Sometimes increased productivity is achieved by neglecting the other aspects of your life. For example, if you quit your job and focus on whatever it is you wanted to focus at, you get extra 8 hours a day. (Then you run out of money.) If you stop spending time with your friends and family, you get even more time to devote to your goals. In short term, you can also reduce sleep. Later, the consequences will catch you. Maybe you will find a new balance that works better for you: you will start again sleeping regularly, meet some of your friends but maybe abandon others, find a way to make money using your new project. Or maybe you will return to your old life, because the new way was unsustainable. My point here is: don’t celebrate the change before you know that the new balance is sustainable in long term.
(The same applies to companies. Inspired by similar teachings, you can increase your company productivity in short term by adopting some cultish teaching, motivating your employees by psychological manipulation, making them work overtime, measuring everything and pushing them to work faster… and your first quarter will probably be quite profitable.
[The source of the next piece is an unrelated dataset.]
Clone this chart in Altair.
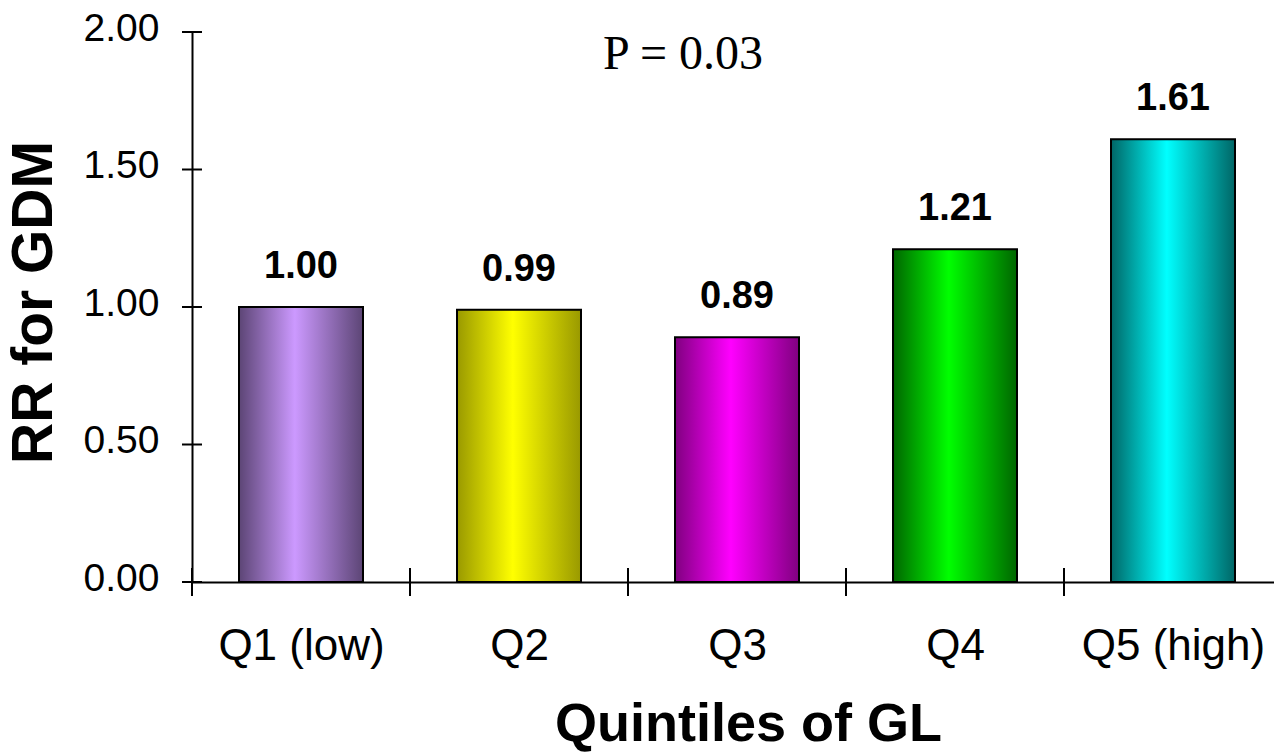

Then, everyone who can find another job will quit, and the remaining ones will burn out and start making mistakes at work. By that time, you have probably already paid lots of money to the coaches, and recommended them to all your business contacts.)
(Maybe there is an analogy with bipolar disorder, that the seminar can induce a state analogical to the manic episodes: euphoria, increase of energy and psychomotoric activity, increased self-esteem, grandiosity, disinhibited social behavior, increased goal-oriented activity, feeling unstoppable… but also impaired judgment, high-risk behavior, excessive spending.)
Okay… I have focused too much on the negative here. I tried to provide a counter-weight to the Landmark narrative. For the record, I agree with the idea that people have many wrong cached thoughts, that improvements are probably possible, and easier under group pressure. Many techniques used by Landmark are probably useful. I would love to learn them and use them; ideally in a setting where I am not being brainwashed into giving all my money and friends to Landmark. That said, I expect the actual results would be… better than control group, but less impressive than advertised. Because some changes would be unsustainable in long term, some projects would fail because they also depended on luck, and generally because of the planning fallacy. It might work better if multiple rationalists attended the course together and then remained in regular contact with each other (and with other rationalists who did not attend the course), providing to each other the social pressure (to avoid the situation where the only way to re-live the experience is to pay for another expensive seminar) but also sanity checks. Personally, I would also precommit to not evangelize the teachings, until I actually used them for several months and verified that they actually improved my life; doing otherwise would feel dishonest.